### Directions
Pictures are not part of the copy. Retype the lines from the first one through the line that contains "['0.00', '0.15', '0.31', '0.46', '0.61', '0.76', '0.92'];".

--- START OF Data ---

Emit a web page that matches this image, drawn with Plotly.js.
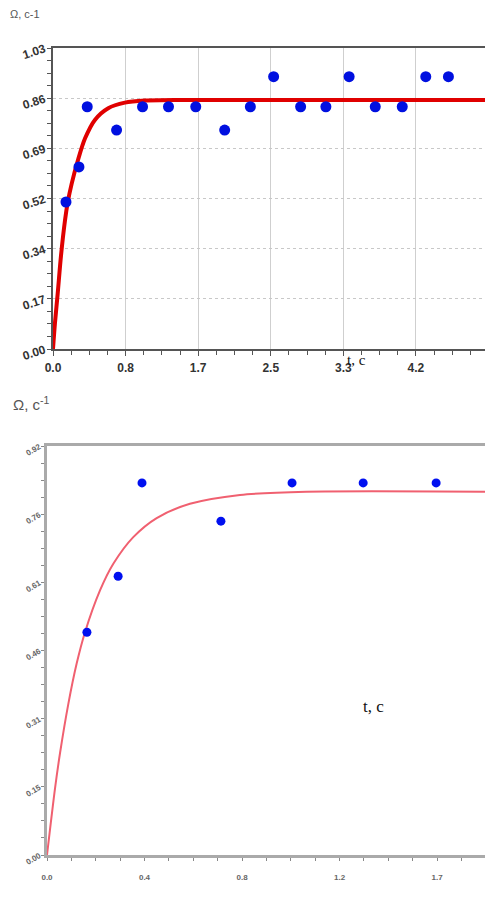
<!DOCTYPE html>
<html>
<head>
<meta charset="utf-8">
<script src="https://cdn.plot.ly/plotly-3.0.1.min.js"></script>
<style>html,body{margin:0;padding:0;background:#fff;}#chart{width:485px;height:907px;}</style>
</head>
<body>
<div id="chart"></div>
<script>
// Top chart: measured points and fitted curve
const topT = [0.149, 0.298, 0.393, 0.730, 1.028, 1.326, 1.639, 1.971, 2.266, 2.533, 2.843, 3.133, 3.40, 3.70, 4.01, 4.28, 4.54];
const topW = [0.503, 0.623, 0.829, 0.749, 0.829, 0.829, 0.829, 0.749, 0.829, 0.932, 0.829, 0.829, 0.932, 0.829, 0.829, 0.932, 0.932];
const topCurveT = [0, 0.023, 0.054, 0.092, 0.1375, 0.168, 0.214, 0.29, 0.367, 0.481, 0.634, 0.825, 1.055, 1.5, 5.0];
const topCurveW = [0, 0.090, 0.190, 0.320, 0.440, 0.500, 0.565, 0.650, 0.720, 0.784, 0.824, 0.843, 0.850, 0.852, 0.852];
const topXTicks = [0, 0.8333, 1.6667, 2.5, 3.3333, 4.1667, 5];
const topXLabels = ['0.0', '0.8', '1.7', '2.5', '3.3', '4.2', '5'];
const topYTicks = [0, 0.1717, 0.3433, 0.515, 0.6867, 0.8583, 1.03];
const topYLabels = ['0.00', '0.17', '0.34', '0.52', '0.69', '0.86', '1.03'];

// Bottom chart
const botT = [0.174, 0.31, 0.414, 0.758, 1.068, 1.378, 1.696];
const botW = [0.501, 0.627, 0.837, 0.751, 0.837, 0.837, 0.837];
const botCurveT = [0, 0.035, 0.057, 0.093, 0.129, 0.165, 0.231, 0.289, 0.376, 0.478, 0.623, 0.841, 1.13, 1.95];
const botCurveW = [0, 0.150, 0.230, 0.340, 0.430, 0.500, 0.595, 0.655, 0.715, 0.758, 0.790, 0.810, 0.817, 0.817];
const botXTicks = [0, 0.425, 0.85, 1.275, 1.7];
const botXLabels = ['0.0', '0.4', '0.8', '1.2', '1.7'];
const botYTicks = [0, 0.1533, 0.3067, 0.46, 0.6133, 0.7667, 0.92];
const botYLabels = ['0.00', '0.15', '0.31', '0.46', '0.61', '0.76', '0.92'];

const W = 485, H = 907;
const traces = [
  {x: topCurveT, y: topCurveW, type: 'scatter', mode: 'lines', line: {color: '#e00000', width: 4, shape: 'spline', smoothing: 0.8}, xaxis: 'x', yaxis: 'y', hoverinfo: 'skip'},
  {x: topT, y: topW, type: 'scatter', mode: 'markers', marker: {color: '#0010e0', size: 11}, xaxis: 'x', yaxis: 'y'},
  {x: botCurveT, y: botCurveW, type: 'scatter', mode: 'lines', line: {color: '#f06070', width: 2, shape: 'spline', smoothing: 0.8}, xaxis: 'x2', yaxis: 'y2', hoverinfo: 'skip'},
  {x: botT, y: botW, type: 'scatter', mode: 'markers', marker: {color: '#0010f0', size: 9}, xaxis: 'x2', yaxis: 'y2'}
];

const topTickFont = {family: 'Arial, Liberation Sans, sans-serif', size: 12, color: '#333', weight: 'bold'};
const botTickFont = {family: 'Arial, Liberation Sans, sans-serif', size: 8, color: '#666', weight: 'bold'};

const layout = {
  width: W, height: H,
  margin: {l: 0, r: 0, t: 0, b: 0},
  paper_bgcolor: '#fff', plot_bgcolor: '#fff',
  showlegend: false,
  xaxis: {
    domain: [53 / W, 1], anchor: 'y', range: [0, 4.96],
    tickmode: 'array', tickvals: topXTicks, ticktext: topXLabels,
    showgrid: true, gridcolor: '#cfcfcf', gridwidth: 1,
    showline: true, linecolor: '#555', linewidth: 2, mirror: true,
    ticks: 'outside', ticklen: 5, tickcolor: '#555', tickwidth: 1,
    minor: {dtick: 0.8333 / 4, tick0: 0, ticks: 'outside', ticklen: 4, tickcolor: '#555', showgrid: false},
    ticklabelstandoff: 2,
    tickfont: topTickFont, zeroline: false, fixedrange: true
  },
  yaxis: {
    domain: [(H - 349) / H, (H - 48) / H], anchor: 'x', range: [0, 1.03],
    tickmode: 'array', tickvals: topYTicks, ticktext: topYLabels,
    showgrid: true, gridcolor: '#c8c8c8', gridwidth: 1, griddash: 'dot',
    showline: true, linecolor: '#555', linewidth: 2,
    ticks: 'outside', ticklen: 4, tickcolor: '#555',
    minor: {dtick: 0.1717 / 4, tick0: 0, ticks: 'outside', ticklen: 4, tickcolor: '#555', showgrid: false},
    tickangle: -18, tickfont: topTickFont, zeroline: false, fixedrange: true
  },
  xaxis2: {
    domain: [47 / W, 1], anchor: 'y2', range: [0, 1.909],
    tickmode: 'array', tickvals: botXTicks, ticktext: botXLabels,
    showgrid: false,
    showline: true, linecolor: '#aaa', linewidth: 3, mirror: true,
    ticks: 'outside', ticklen: 3, tickcolor: '#888',
    minor: {dtick: 0.425 / 4, tick0: 0, ticks: 'outside', ticklen: 3, tickcolor: '#888', showgrid: false},
    ticklabelstandoff: 9,
    tickfont: botTickFont, zeroline: false, fixedrange: true
  },
  yaxis2: {
    domain: [(H - 855) / H, (H - 446) / H], anchor: 'x2', range: [0, 0.92],
    tickmode: 'array', tickvals: botYTicks, ticktext: botYLabels,
    showgrid: false,
    showline: true, linecolor: '#aaa', linewidth: 3,
    ticks: 'outside', ticklen: 3, tickcolor: '#888',
    minor: {dtick: 0.1533 / 4, tick0: 0, ticks: 'outside', ticklen: 3, tickcolor: '#888', showgrid: false},
    tickangle: -30, tickfont: botTickFont, zeroline: false, fixedrange: true
  },
  annotations: [
    {xref: 'paper', yref: 'paper', x: 8 / W, y: 1 - 14 / H, xanchor: 'left', yanchor: 'middle', showarrow: false,
     text: 'Ω, c-1', font: {family: 'Arial, Liberation Sans, sans-serif', size: 11, color: '#555'}},
    {xref: 'paper', yref: 'paper', x: 345 / W, y: 1 - 360 / H, xanchor: 'left', yanchor: 'middle', showarrow: false,
     text: 't, c', font: {family: 'Liberation Serif, Times New Roman, serif', size: 15, color: '#111'}},
    {xref: 'paper', yref: 'paper', x: 11 / W, y: 1 - 404 / H, xanchor: 'left', yanchor: 'middle', showarrow: false,
     text: 'Ω, c<sup>-1</sup>', font: {family: 'Arial, Liberation Sans, sans-serif', size: 15, color: '#555'}},
    {xref: 'paper', yref: 'paper', x: 361 / W, y: 1 - 706 / H, xanchor: 'left', yanchor: 'middle', showarrow: false,
     text: 't, c', font: {family: 'Liberation Serif, Times New Roman, serif', size: 17, color: '#111'}}
  ]
};

Plotly.newPlot('chart', traces, layout, {displayModeBar: false, staticPlot: true});
</script>
</body>
</html>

--- END OF Data ---

### Answer in full
Emit a web page that matches this image, drawn with Plotly.js.
<!DOCTYPE html>
<html>
<head>
<meta charset="utf-8">
<script src="https://cdn.plot.ly/plotly-3.0.1.min.js"></script>
<style>html,body{margin:0;padding:0;background:#fff;}#chart{width:485px;height:907px;}</style>
</head>
<body>
<div id="chart"></div>
<script>
// Top chart: measured points and fitted curve
const topT = [0.149, 0.298, 0.393, 0.730, 1.028, 1.326, 1.639, 1.971, 2.266, 2.533, 2.843, 3.133, 3.40, 3.70, 4.01, 4.28, 4.54];
const topW = [0.503, 0.623, 0.829, 0.749, 0.829, 0.829, 0.829, 0.749, 0.829, 0.932, 0.829, 0.829, 0.932, 0.829, 0.829, 0.932, 0.932];
const topCurveT = [0, 0.023, 0.054, 0.092, 0.1375, 0.168, 0.214, 0.29, 0.367, 0.481, 0.634, 0.825, 1.055, 1.5, 5.0];
const topCurveW = [0, 0.090, 0.190, 0.320, 0.440, 0.500, 0.565, 0.650, 0.720, 0.784, 0.824, 0.843, 0.850, 0.852, 0.852];
const topXTicks = [0, 0.8333, 1.6667, 2.5, 3.3333, 4.1667, 5];
const topXLabels = ['0.0', '0.8', '1.7', '2.5', '3.3', '4.2', '5'];
const topYTicks = [0, 0.1717, 0.3433, 0.515, 0.6867, 0.8583, 1.03];
const topYLabels = ['0.00', '0.17', '0.34', '0.52', '0.69', '0.86', '1.03'];

// Bottom chart
const botT = [0.174, 0.31, 0.414, 0.758, 1.068, 1.378, 1.696];
const botW = [0.501, 0.627, 0.837, 0.751, 0.837, 0.837, 0.837];
const botCurveT = [0, 0.035, 0.057, 0.093, 0.129, 0.165, 0.231, 0.289, 0.376, 0.478, 0.623, 0.841, 1.13, 1.95];
const botCurveW = [0, 0.150, 0.230, 0.340, 0.430, 0.500, 0.595, 0.655, 0.715, 0.758, 0.790, 0.810, 0.817, 0.817];
const botXTicks = [0, 0.425, 0.85, 1.275, 1.7];
const botXLabels = ['0.0', '0.4', '0.8', '1.2', '1.7'];
const botYTicks = [0, 0.1533, 0.3067, 0.46, 0.6133, 0.7667, 0.92];
const botYLabels = ['0.00', '0.15', '0.31', '0.46', '0.61', '0.76', '0.92'];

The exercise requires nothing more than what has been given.